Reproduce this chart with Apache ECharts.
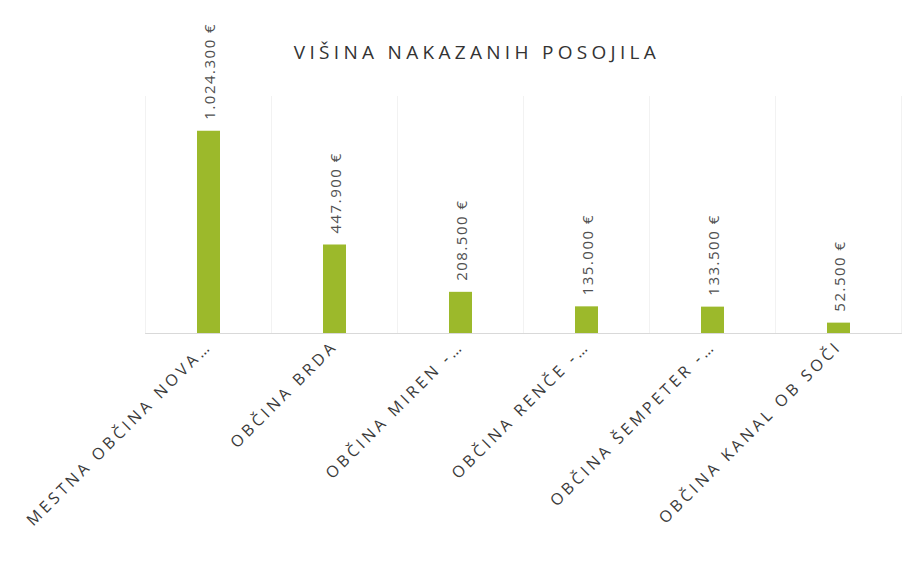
<!DOCTYPE html>
<html>
<head>
<meta charset="utf-8">
<script src="https://cdn.jsdelivr.net/npm/echarts@6/dist/echarts.min.js"></script>
<style>
    html, body { margin: 0; padding: 0; background: #fff; }
    #chart { width: 913px; height: 562px; }
    /* Excel-style expanded character spacing */
    #chart svg text[text-anchor="middle"] { letter-spacing: 4.3px; }
    #chart svg text[text-anchor="end"] { letter-spacing: 3.5px; }
    #chart svg text[text-anchor="start"] { letter-spacing: 1.5px; }
</style>
</head>
<body>
<div id="chart"></div>
<script>
const categories = [
    'MESTNA OBČINA NOVA…',
    'OBČINA BRDA',
    'OBČINA MIREN -…',
    'OBČINA RENČE -…',
    'OBČINA ŠEMPETER -…',
    'OBČINA KANAL OB SOČI'
];
const loans = [1024300, 447900, 208500, 135000, 133500, 52500];

function euro(v){
    return String(v).replace(/\B(?=(\d{3})+(?!\d))/g, '.') + ' €';
}

const chart = echarts.init(document.getElementById('chart'), null, {renderer:'svg'});
chart.setOption({
    animation:false,
    backgroundColor:'#fff',
    title:{
        text:'VIŠINA NAKAZANIH POSOJILA',
        left:472,
        top:37,
        textAlign:'center',
        textStyle:{
            fontFamily:'Open Sans',
            fontSize:19,
            fontWeight:'normal',
            color:'#333'
        }
    },
    grid:{
        left:145.5,
        right:11.5,
        top:96,
        bottom:229
    },
    xAxis:{
        type:'category',
        data:categories,
        axisLine:{lineStyle:{color:'#d9d9d9'}},
        axisTick:{show:false},
        splitLine:{show:true, lineStyle:{color:'#f2f2f2'}},
        axisLabel:{
            interval:0,
            rotate:45,
            margin:10,
            fontFamily:'Open Sans',
            fontSize:16,
            color:'#3a3a3a'
        }
    },
    yAxis:{
        type:'value',
        min:0,
        max:1200000,
        show:false,
        splitLine:{show:false}
    },
    series:[{
        type:'bar',
        data:loans,
        barWidth:23,
        itemStyle:{color:'#9cb92b'},
        label:{
            show:true,
            position:'top',
            distance:11,
            rotate:90,
            align:'left',
            verticalAlign:'middle',
            fontFamily:'Open Sans',
            fontSize:15,
            color:'#505050',
            formatter:(p)=>euro(p.value)
        }
    }]
});
</script>
</body>
</html>
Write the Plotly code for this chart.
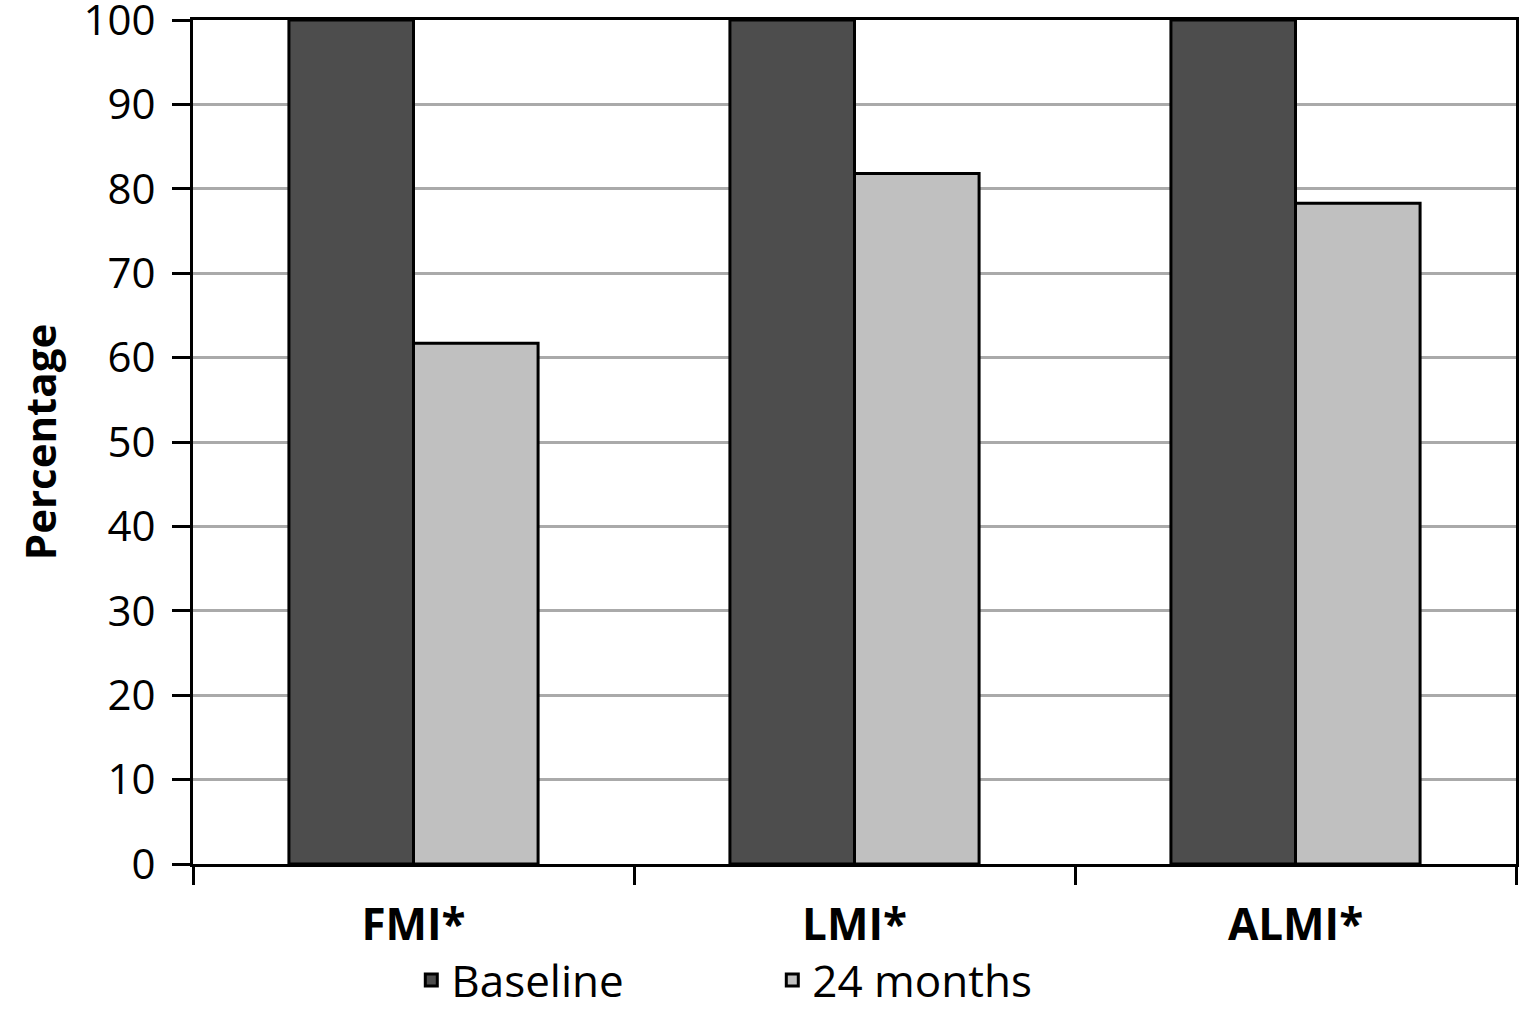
import plotly.graph_objects as go

categories = ["FMI*", "LMI*", "ALMI*"]
baseline = [100, 100, 100]
months24 = [61.7, 81.8, 78.3]
yticks = [0, 10, 20, 30, 40, 50, 60, 70, 80, 90, 100]

font_family = "Open Sans"

fig = go.Figure()
fig.add_trace(go.Bar(name="Baseline", x=categories, y=baseline,
                     marker=dict(color="#4d4d4d", line=dict(color="black", width=3))))
fig.add_trace(go.Bar(name="24 months", x=categories, y=months24,
                     marker=dict(color="#c0c0c0", line=dict(color="black", width=3))))

fig.update_layout(
    width=1519, height=1013,
    margin=dict(l=193, r=3, t=20, b=149, autoexpand=False),
    paper_bgcolor="white", plot_bgcolor="white",
    barmode="group", bargap=0.435, bargroupgap=0,
    font=dict(family=font_family, size=44, color="black"),
    showlegend=True,
    legend=dict(orientation="h", x=0.165, xanchor="left", y=-0.138, yanchor="middle",
                font=dict(size=44, family=font_family), itemwidth=30,
                entrywidth=316, entrywidthmode="pixels",
                tracegroupgap=0, itemclick=False),
)
fig.update_xaxes(
    type="category", tickson="boundaries", ticks="outside", ticklen=18, tickwidth=3,
    tickcolor="black", showline=True, linecolor="black", linewidth=3, mirror=True,
    tickfont=dict(size=44, family=font_family, weight="bold"),
    ticklabelstandoff=20, automargin=False,
)
fig.update_yaxes(
    range=[0, 100.001], tickvals=yticks, ticks="outside", ticklen=18, tickwidth=3,
    tickcolor="black", showline=True, linecolor="black", linewidth=3, mirror=True,
    showgrid=True, gridcolor="#aaaaaa", gridwidth=3, zeroline=False,
    tickfont=dict(size=42), ticklabelstandoff=8, automargin=False,
    ticklabeloverflow="allow",
    title=dict(text="<b>Percentage</b>", font=dict(size=42), standoff=14),
)

fig.write_html("out.html", config={"displayModeBar": False},
               post_script="document.body.style.margin='0';document.body.style.overflow='hidden';")
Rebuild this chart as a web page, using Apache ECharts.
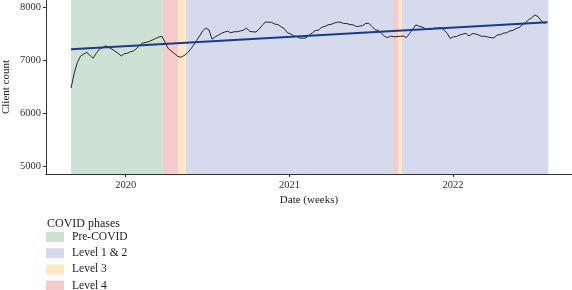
<!DOCTYPE html>
<html>
<head>
<meta charset="utf-8">
<script src="https://cdn.jsdelivr.net/npm/echarts@6/dist/echarts.min.js"></script>
<style>
  html, body { margin: 0; padding: 0; background: #fff; }
  #chart { width: 572px; height: 290px; }
</style>
</head>
<body>
<div id="chart"></div>
<script>
// weekly client counts, first week starting 2019-09-01
var firstWeek = '2019-09-01';
var clientCount = [
  6480, 6760, 6960, 7080, 7120, 7150, 7100, 7040, 7130, 7210,
  7240, 7275, 7245, 7215, 7175, 7135, 7085, 7125, 7135, 7165,
  7180, 7230, 7295, 7330, 7340, 7360, 7385, 7415, 7440, 7455,
  7340, 7225, 7175, 7130, 7080, 7060, 7090, 7135, 7200, 7280,
  7370, 7460, 7555, 7610, 7575, 7400, 7445, 7475, 7510, 7535,
  7550, 7520, 7540, 7540, 7555, 7570, 7610, 7545, 7540, 7535,
  7590, 7660, 7725, 7720, 7715, 7685, 7675, 7635, 7600, 7525,
  7500, 7465, 7450, 7420, 7420, 7425, 7475, 7520, 7565, 7570,
  7625, 7640, 7670, 7680, 7705, 7720, 7720, 7695, 7695, 7675,
  7670, 7640, 7645, 7655, 7695, 7700, 7640, 7580, 7565, 7515,
  7455, 7430, 7460, 7445, 7450, 7455, 7460, 7430, 7505, 7585,
  7670, 7645, 7630, 7600, 7595, 7585, 7610, 7610, 7615, 7575,
  7510, 7415, 7445, 7450, 7480, 7495, 7510, 7460, 7505, 7500,
  7480, 7455, 7455, 7440, 7430, 7425, 7480, 7485, 7515, 7520,
  7555, 7565, 7600, 7620, 7670, 7710, 7765, 7805, 7855, 7825,
  7750, 7700, 7725
];

// linear trend end points
var trendDates = ['2019-09-01', '2022-07-31'];
var trendValues = [7210, 7720];

// COVID phase spans
var phaseNames = ['Pre-COVID', 'Level 1 & 2', 'Level 3', 'Level 4'];
var phaseColors = ['#cde2d5', '#d5daec', '#fde8c6', '#f5caca'];
var preCovid = [['2019-09-01', '2020-03-24']];
var level12 = [['2020-05-14', '2021-08-20'], ['2021-09-09', '2022-08-02']];
var level3 = [['2020-04-27', '2020-05-14'], ['2021-09-01', '2021-09-09']];
var level4 = [['2020-03-24', '2020-04-27'], ['2021-08-20', '2021-09-01']];
var phaseSpans = [preCovid, level12, level3, level4];

var yearTicks = ['2020-01-01', '2021-01-01', '2022-01-01'];
var yTicks = [5000, 6000, 7000, 8000];

var FONT = '"Liberation Serif", "DejaVu Serif", serif';

function toTime(s) {
    var p = s.split('-');
    return Date.UTC(+p[0], +p[1] - 1, +p[2]);
}

var lineData = [];
var start = toTime(firstWeek);
for (var i = 0; i < clientCount.length; i++) {
    lineData.push([start + i * 7 * 86400000, clientCount[i]]);
}

var trendData = [];
for (var i = 0; i < trendDates.length; i++) {
    trendData.push([toTime(trendDates[i]), trendValues[i]]);
}

var series = [];
for (var k = 0; k < phaseNames.length; k++) {
    var areas = [];
    for (var j = 0; j < phaseSpans[k].length; j++) {
        areas.push([
            { xAxis: toTime(phaseSpans[k][j][0]) },
            { xAxis: toTime(phaseSpans[k][j][1]) }
        ]);
    }
    series.push({
        name: phaseNames[k],
        type: 'line',
        data: [],
        color: phaseColors[k],
        itemStyle: { color: phaseColors[k] },
        silent: true,
        markArea: {
            silent: true,
            itemStyle: { color: phaseColors[k], opacity: 1 },
            data: areas
        }
    });
}

series.push({
    name: 'Client count',
    type: 'line',
    data: lineData,
    showSymbol: false,
    symbol: 'none',
    lineStyle: { color: '#111', width: 0.9 },
    z: 5
});

series.push({
    name: 'Trend',
    type: 'line',
    data: trendData,
    showSymbol: false,
    symbol: 'none',
    lineStyle: { color: '#1a3a8e', width: 2 },
    z: 6
});

var chart = echarts.init(document.getElementById('chart'));
chart.setOption({
    animation: false,
    textStyle: { fontFamily: FONT },
    title: {
        text: 'COVID phases',
        left: 42,
        top: 213,
        textStyle: { fontFamily: FONT, fontSize: 12, fontWeight: 'normal', color: '#222' }
    },
    legend: {
        data: phaseNames,
        orient: 'vertical',
        left: 46,
        top: 231,
        height: 80,
        padding: 0,
        icon: 'rect',
        itemWidth: 18,
        itemHeight: 10,
        itemGap: 4.2,
        textStyle: { fontFamily: FONT, fontSize: 11.5, color: '#222', lineHeight: 12, padding: [0, 0, 0, 3] },
        selectedMode: false
    },
    grid: { left: 46, right: 0, top: 0, height: 174, outerBoundsMode: 'none', containLabel: false },
    xAxis: {
        type: 'value',
        min: toTime('2019-07-07'),
        max: toTime('2022-09-24'),
        name: 'Date (weeks)',
        nameLocation: 'middle',
        nameGap: 21,
        nameMoveOverlap: false,
        nameTextStyle: { fontFamily: FONT, fontSize: 11, color: '#222' },
        axisLine: { lineStyle: { color: '#333', width: 1 } },
        axisTick: {
            show: true, length: 3, inside: false,
            customValues: yearTicks.map(toTime),
            lineStyle: { color: '#333' }
        },
        axisLabel: {
            customValues: yearTicks.map(toTime),
            formatter: function (v) { return String(new Date(v).getUTCFullYear()); },
            fontFamily: FONT, fontSize: 10.5, color: '#333', margin: 6
        },
        splitLine: { show: false }
    },
    yAxis: {
        type: 'value',
        min: 4862,
        max: 8138,
        name: 'Client count',
        nameLocation: 'middle',
        nameGap: 34,
        nameMoveOverlap: false,
        nameRotate: 90,
        nameTextStyle: { fontFamily: FONT, fontSize: 11, color: '#222' },
        axisLine: { show: true, lineStyle: { color: '#333', width: 1 } },
        axisTick: {
            show: true, length: 3, inside: false,
            customValues: yTicks,
            lineStyle: { color: '#333' }
        },
        axisLabel: {
            customValues: yTicks,
            formatter: function (v) { return String(v); },
            fontFamily: FONT, fontSize: 10.5, color: '#333', margin: 5
        },
        splitLine: { show: false }
    },
    series: series
});
</script>
</body>
</html>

####################

DIRECTION: Word for word, give again the lines from the first entry to the line with "const loans = [1024300, 447900, 208500, 135000, 133500, 52500];", inclusive. Exclude the pictures.

EXERCISE SOLUTION:
Reproduce this chart with Apache ECharts.
<!DOCTYPE html>
<html>
<head>
<meta charset="utf-8">
<script src="https://cdn.jsdelivr.net/npm/echarts@6/dist/echarts.min.js"></script>
<style>
    html, body { margin: 0; padding: 0; background: #fff; }
    #chart { width: 913px; height: 562px; }
    /* Excel-style expanded character spacing */
    #chart svg text[text-anchor="middle"] { letter-spacing: 4.3px; }
    #chart svg text[text-anchor="end"] { letter-spacing: 3.5px; }
    #chart svg text[text-anchor="start"] { letter-spacing: 1.5px; }
</style>
</head>
<body>
<div id="chart"></div>
<script>
const categories = [
    'MESTNA OBČINA NOVA…',
    'OBČINA BRDA',
    'OBČINA MIREN -…',
    'OBČINA RENČE -…',
    'OBČINA ŠEMPETER -…',
    'OBČINA KANAL OB SOČI'
];
const loans = [1024300, 447900, 208500, 135000, 133500, 52500];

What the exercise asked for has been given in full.